→ GIVEN INSTRUCTION:
Search the data for the string "draw" and gather each line it is in.

→ MATERIAL:
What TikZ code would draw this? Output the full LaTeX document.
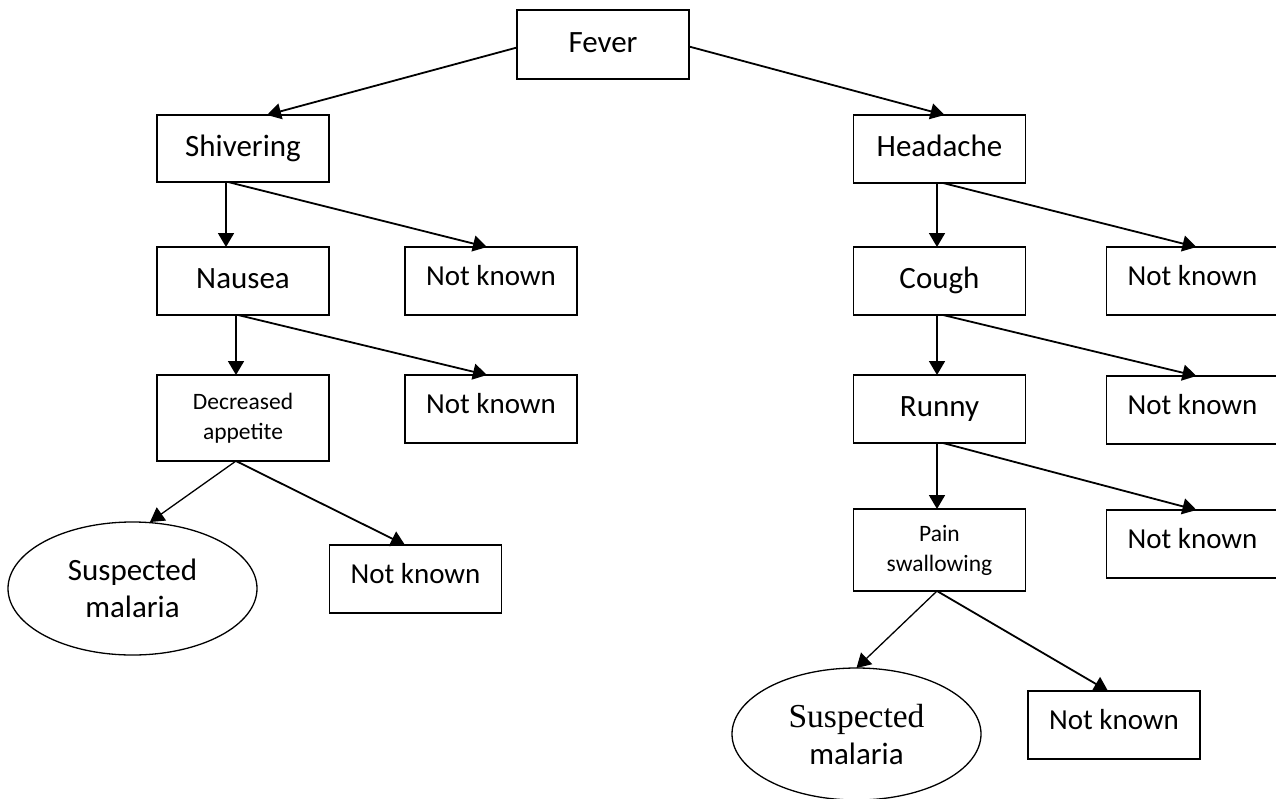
\documentclass[tikz,border=0pt]{standalone}
\usepackage{fontspec}
\setmainfont{Carlito}
\newfontfamily\serifpart{Liberation Serif}
\usetikzlibrary{shapes.geometric, arrows.meta, positioning}

\begin{document}
\begin{tikzpicture}[x=1pt, y=-1pt, node distance = 60pt and 76pt]
        \tikzstyle{basebox} = [rectangle, draw = black, line width = 1.7pt, minimum width = 172pt, inner sep = 0pt, outer sep = 0pt]
        \tikzstyle{box} = [basebox, minimum height = 68pt, font = \fontsize{31}{37}\selectfont, text height = 20pt, text depth = 5pt]
        \tikzstyle{nkbox} = [basebox, minimum height = 68pt, font = \fontsize{29}{35}\selectfont, text height = 18.7pt, text depth = 9pt]
        \tikzstyle{twoline} = [basebox, align = center, font = \fontsize{23.5}{30}\selectfont]
        \tikzstyle{result} = [ellipse, draw = black, line width = 1.3pt, minimum width = 249pt, minimum height = 133pt, inner sep = 0pt, outer sep = 0pt, align = center, font = \fontsize{31}{37}\selectfont]
        \tikzstyle{connect} = [-{Triangle[length = 14pt, width = 16pt]}, line width = 1.8pt]
        \useasboundingbox (0,0) rectangle (1276,798);
        \fill[white] (0,0) rectangle (1276,798);
        \clip (0,0) rectangle (1276,798);
        \node[box, minimum height = 69pt] (fever) at (603,44.5) {Fever};
        % left branch
        \node[box, minimum height = 67pt] (shiv) at (243,148.5) {Shivering};
        \node[box, below = 65pt of shiv] (naus) {Nausea};
        \node[nkbox, right = of naus] (nk1) {Not known};
        \node[twoline, minimum height = 86pt, below = of naus] (decr) {Decreased\\appetite};
        \node[nkbox, below = of nk1] (nk2) {Not known};
        \node[result] (sm1) at (132.5,588.5) {Suspected\\malaria};
        \node[nkbox] (nk3) at (415.5,579) {Not known};
        % right branch
        \node[box] (head) at (939.5,149) {Headache};
        \node[box, below = 64pt of head] (cough) {Cough};
        \node[nkbox, right = 81pt of cough] (nkr1) {Not known};
        \node[box, below = of cough] (runny) {Runny};
        \node[nkbox, below = 61pt of nkr1] (nkr2) {Not known};
        \node[twoline, minimum height = 82pt, below = 66pt of runny] (pain) {Pain\\swallowing};
        \node[nkbox, below = 66pt of nkr2] (nkr3) {Not known};
        \node[result, minimum height = 132pt] (sm2) at (856.5,734) {{\serifpart\fontsize{33.5}{37}\selectfont Suspected}\\malaria};
        \node[nkbox] (nkb) at (1114,725) {Not known};
        \path ([yshift=-3pt]fever.west) edge [connect] ([xshift=24pt]shiv.north)
              ([yshift=-2pt]fever.east) edge [connect] ([xshift=5pt]head.north)
              ([xshift=-17pt]shiv.south) edge [connect] ([xshift=-17pt]naus.north)
              ([xshift=-15pt]shiv.south) edge [connect] ([xshift=-4pt]nk1.north)
              ([xshift=-7pt]naus.south) edge [connect] ([xshift=-7pt]decr.north)
              ([xshift=-5pt]naus.south) edge [connect] ([xshift=-4pt]nk2.north)
              ([xshift=-7pt]decr.south) edge [connect, line width = 1.3pt] ([xshift=17.5pt]sm1.north)
              ([xshift=-7pt]decr.south) edge [connect] ([xshift=-10.5pt]nk3.north)
              ([xshift=-2.5pt]head.south) edge [connect] ([xshift=-2.5pt]cough.north)
              ([xshift=3.5pt]head.south) edge [connect] ([xshift=4pt]nkr1.north)
              ([xshift=-2.5pt]cough.south) edge [connect] ([xshift=-2.5pt]runny.north)
              ([xshift=3.5pt]cough.south) edge [connect] ([xshift=4pt]nkr2.north)
              ([xshift=-2.5pt]runny.south) edge [connect] ([xshift=-2.5pt]pain.north)
              ([xshift=3.5pt]runny.south) edge [connect] ([xshift=4pt]nkr3.north)
              ([xshift=-2.5pt]pain.south) edge [connect, line width = 1.3pt] (sm2.north)
              ([xshift=-2.5pt]pain.south) edge [connect] ([xshift=-6pt]nkb.north);
      \end{tikzpicture}
\end{document}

→ TASK RESPONSE:
What TikZ code would draw this? Output the full LaTeX document.
        \tikzstyle{basebox} = [rectangle, draw = black, line width = 1.7pt, minimum width = 172pt, inner sep = 0pt, outer sep = 0pt]
        \tikzstyle{result} = [ellipse, draw = black, line width = 1.3pt, minimum width = 249pt, minimum height = 133pt, inner sep = 0pt, outer sep = 0pt, align = center, font = \fontsize{31}{37}\selectfont]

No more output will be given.